A estância Santa Adelaide assinou, na terça-feira (21), um Termo de Ajuste de Conduta (TAC) emergencial. O acordo estabelece que a fazenda se compromete a pagar as verbas rescisórias devidas a 54 trabalhadores resgatados em condições semelhantes à escravidão no local, em Uruguaiana, na Fronteira Oeste do Rio Grande do Sul. Pelo documento, serão pagos R$ 228 mil até o dia 28 deste mês.
Uma das cláusulas do acordo assinado estabelece que os proprietários se comprometem a custear os valores para atendimento ao adolescente que perdeu parcialmente os movimentos de um dos pés durante a atividade que desempenhava no local. O termo inclui despesas médicas, hospitalares, fisioterápicas e, se necessário, cirúrgicas, até a recuperação do jovem.
Em nota enviada à reportagem pelo advogado Marcelo Peruchin, a estância Santa Adelaide afirmou que “todas as obrigações assumidas junto ao MPT serão atendidas” e que “continuará permanentemente colaborando com as autoridades”. A empresa acrescenta que “fará nos autos dos respectivos procedimentos todos os esclarecimentos pertinentes”. Leia a íntegra da nota abaixo.
Conforme o Ministério Público do Trabalho (MPT), a reparação referente aos danos morais será apurada posteriormente, a partir da investigação da responsabilidade de todos os elos da cadeia produtiva. O órgão de fiscalização identificou agenciadores, duas fazendas e uma multinacional do setor de grãos.

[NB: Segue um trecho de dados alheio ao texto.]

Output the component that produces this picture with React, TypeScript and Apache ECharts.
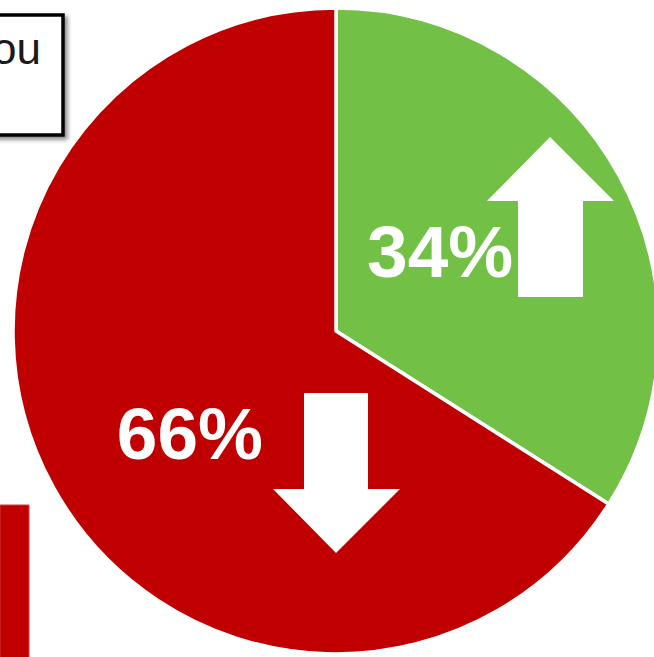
import React, { useEffect, useRef } from "react";
import * as echarts from "echarts";

const categories = ["Increase", "Decrease"];
const values = [34, 66];
const colors = ["#72C146", "#C00000"];
const boxText = "ou";

export default function App() {
  const ref = useRef<HTMLDivElement>(null);
  useEffect(() => {
    if (!ref.current) return;
    const chart = echarts.init(ref.current, undefined, { renderer: "svg" });
    const font = "'Liberation Sans', Arial, sans-serif";
    chart.setOption({
      animation: false,
      backgroundColor: "#ffffff",
      series: [
        {
          type: "pie",
          center: [336, 331],
          radius: [0, 323],
          startAngle: 90,
          clockwise: true,
          silent: true,
          itemStyle: { borderColor: "#ffffff", borderWidth: 3.5 },
          label: {
            show: true,
            position: "inside",
            formatter: (p: any) => `${p.value}%`,
            color: "#ffffff",
            fontFamily: font,
            fontWeight: "bold",
            fontSize: 73,
          },
          labelLine: { show: false },
          data: categories.map((c, i) => ({
            name: c,
            value: values[i],
            itemStyle: { color: colors[i] },
            label: { offset: i === 0 ? [-40, 0] : [-2, 23] },
          })),
        },
      ],
      graphic: [
        {
          type: "polygon",
          silent: true,
          z: 100,
          shape: {
            points: [
              [550, 137], [614, 201], [583, 201], [583, 297],
              [518, 297], [518, 201], [487, 201],
            ],
          },
          style: { fill: "#ffffff" },
        },
        {
          type: "polygon",
          silent: true,
          z: 100,
          shape: {
            points: [
              [304, 393], [368, 393], [368, 489], [400, 489],
              [336, 553], [273, 489], [304, 489],
            ],
          },
          style: { fill: "#ffffff" },
        },
        {
          type: "rect",
          silent: true,
          z: 100,
          shape: { x: -6, y: 15, width: 69, height: 120 },
          style: {
            fill: "#ffffff",
            stroke: "#000000",
            lineWidth: 3.5,
            shadowBlur: 4,
            shadowOffsetX: 3,
            shadowOffsetY: 3,
            shadowColor: "rgba(0,0,0,0.45)",
          },
        },
        {
          type: "text",
          silent: true,
          z: 101,
          x: 41,
          y: 70,
          style: {
            text: boxText,
            fill: "#1a1a1a",
            fontFamily: font,
            fontSize: 44,
            align: "right",
            verticalAlign: "bottom",
          },
        },
        {
          type: "rect",
          silent: true,
          z: 100,
          shape: { x: 0, y: 505, width: 29, height: 160 },
          style: { fill: "#C00000", stroke: "#D23A3A", lineWidth: 1 },
        },
      ],
    });
    return () => chart.dispose();
  }, []);
  return (
    <div
      ref={ref}
      style={{ position: "fixed", left: 0, top: 0, width: 654, height: 657 }}
    />
  );
}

Durante a manhã desta terça, também foi firmado um acordo com um segundo agenciador dos trabalhadores. O acordo inclui indenização por danos morais coletivos e uma série de obrigações para regularização de novas contratações.
Conforme o MPT, o recrutador assume o compromisso de não aliciar trabalhadores com falsas promessas e de custear despesas de transporte e acomodação aos contratados. O homem também se compromete a não empregar menores de 18 anos em serviços não recomendados, não empregar menores de 16 anos (a não ser na condição de aprendiz), de acordo com as disposições da legislação brasileira.
Com relação aos equipamentos, há a obrigação de fornecimento de vestimentas de proteção e a responsabilização pela descontaminação e manuseio do material, além de oferecer condições para higiene após a jornada de trabalho.
Relembre
Ao todo, 85 trabalhadores foram resgatados em Uruguaiana, no dia 10 de março. Do total de pessoas, 11 são adolescentes com idades entre 14 e 17 anos. O presidente do Sindicato dos Trabalhadores Rurais de Uruguaiana disse que os empregados extraíam o arroz vermelho, considerado uma praga nas lavouras, com uma faca de serra, como as utilizadas na cozinha.
O Ministério do Trabalho e Emprego (MTE) e o Ministério Público do Trabalho (MPT) já identificaram os elos da cadeia produtiva do arroz nas duas estâncias onde houve o resgate. Seriam, segundo os órgãos, os proprietários das terras, o arrendatário de uma das fazendas, os aliciadores e uma grande empresa de sementes que comprava e controlava a safra.
O esforço da fiscalização, agora, é identificar precisamente a responsabilidade de cada um dos envolvidos. Após essa etapa, deve ocorrer a negociação do pagamento voluntário das obrigações de cada um para com os trabalhadores, em indenizações individuais, e com a sociedade, em direitos coletivos.
Conforme o MTE e o MPT, os resgatados não utilizavam equipamentos de proteção e caminhavam à exaustão antes de chegarem ao local em que desempenhavam as atividades. A refeição e as ferramentas de trabalho eram custeadas pelos próprios empregados. As condições degradantes incluíam comida azeda e não fornecimento de água.
”A comida deles azedava e eles tinham que repartir o que não azedava entre eles. Sem local de descanso, então muitas vezes tinham que dormir embaixo do ônibus, que era onde tinha sombra”, relata o auditor-fiscal do trabalho Vitor Siqueira Ferreira.
Se algum deles adoecesse, teria remuneração descontada, segundo apurado pela fiscalização. Conforme os relatos, um dos adolescentes sofreu um acidente com um facão e ficou sem movimentos de dois dedos do pé.
“Era um trabalho penoso, ficavam no sol, sem alimentação, sem água potável, muitas vezes tinham que andar mais de 50 minutos, muitos andavam descalços”, diz o procurador Hermano Martins Domingues.
A operação foi realizada em duas propriedades rurais do município, após uma denúncia informar que havia jovens trabalhando sem carteira assinada. Ao chegar ao local, a fiscalização constatou a situação e identificou adultos também em condição de escravidão.